Tuesday, October 26, 2010
Zombie Month: Redneck Zombies
I'm slowly winding down on my Zombie-A-Thon and now we're really in the shit. And when I say shit, I mean SHIIIIIIT!!
"Redneck Zombies" is another movie produced through Troma. Lloyd Kaufman didn't do anything but slap his company name all over the place, and film a lame intro to the movie. I won't even mention the intro. To my fans at Troma, no offense.
Essentually, there's three groups of characters in this movie:
1. The Rednecks
2. The Campers
3. The Army
The Army sends one dude to dispose of a barrel of chemicals.
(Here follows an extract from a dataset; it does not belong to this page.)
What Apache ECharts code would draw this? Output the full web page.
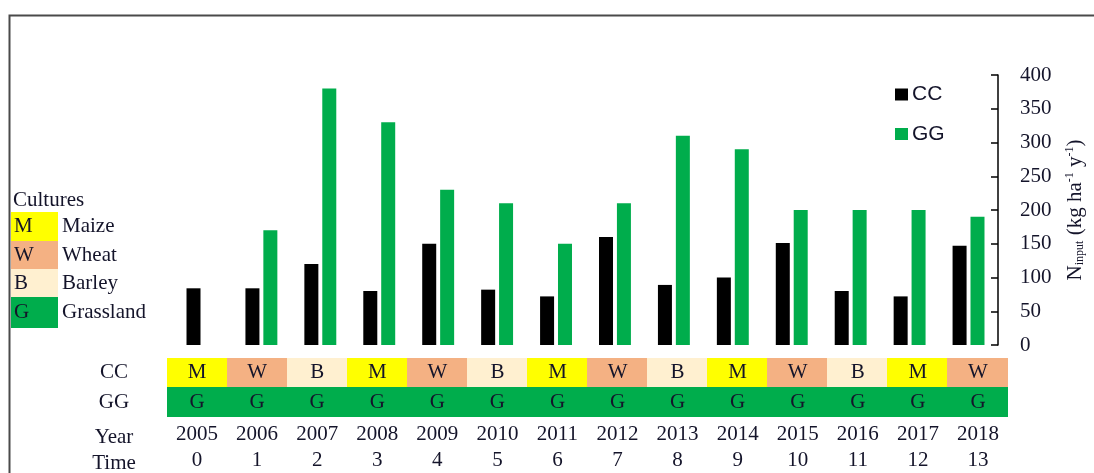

Army Dude is driving around when the barrel flies off the truck. Army Dude goes to retrieve it when a fat redneck shows up. Army Dude is like "Later" and leaves the barrel. Fat Redneck is about to, I dunno, fuck it, when the Family Rednecks show up, stealing the barrel from him.
Meanwhile, some Campers show up and start camping.
An overacting Sergent is mad at Army Dude and sends him back to get the barrel. Army Dude takes Violent Dude and Gay Dude.
Redneck Family mess with the barrel and start making moonshine from the barrel. They distill the liquid and put them in jars. Father sends Gay Redneck Son (Yes, I'm aware of the hypocrisy) to deliever the moonshine to their customers.
Yadda yadda yadda, family drink the moonshine, turn into zombies. There's a 20 minute "tripping scene" where nothing but colors flash on the screen. I got it after a minute.
Campers wake up, some get eaten. Annoying Camper is annoying the fuck out of me. UGH!
Gay Redneck Son keeps delivering moonshine to people. This goes on for an hour.
The Redneck Zombie Family attack the campers. The leader of the Campers figures out that the only way to destroy the zombies: deodorant. Seriously. It's a funny idea, I'll admit.
Armed with deodorant, they fight the zombies. Army Dude, Violent Dude, and Gay Dude show up. All three are attacked by redneck zombies within a matter of minutes. Oh and the entire town are now zombies. Much like "Wiseguys vs Zombies". Fuck this movie for making me think of that movie.
There's only one chick left. Notice how I don't know anybody's name. Yeah, I wasn't trying to be funny or clever, I really don't know anybody's name in this movie, besides Paw.
Oh. I didn't talk about The Tobacco Man. I....don't...fucking...know...man. Just...ok.
If you MUST see this movie, don't get mad at me. If you must watch our Final Girl fight her way through zombies, then get fucked by the fat redneck zombie, then get impregnated by said fat redneck zombie, do so on your own merit. I can't tell you what to do. But don't hold me responsible for what you're gonna see.
-Jason
PS: Andrew at Badmovies.org seemed to have a different opinion. Plus he somehow figured the names of the people in the movie. He must've watched this more than once. Or made up names. Whatever.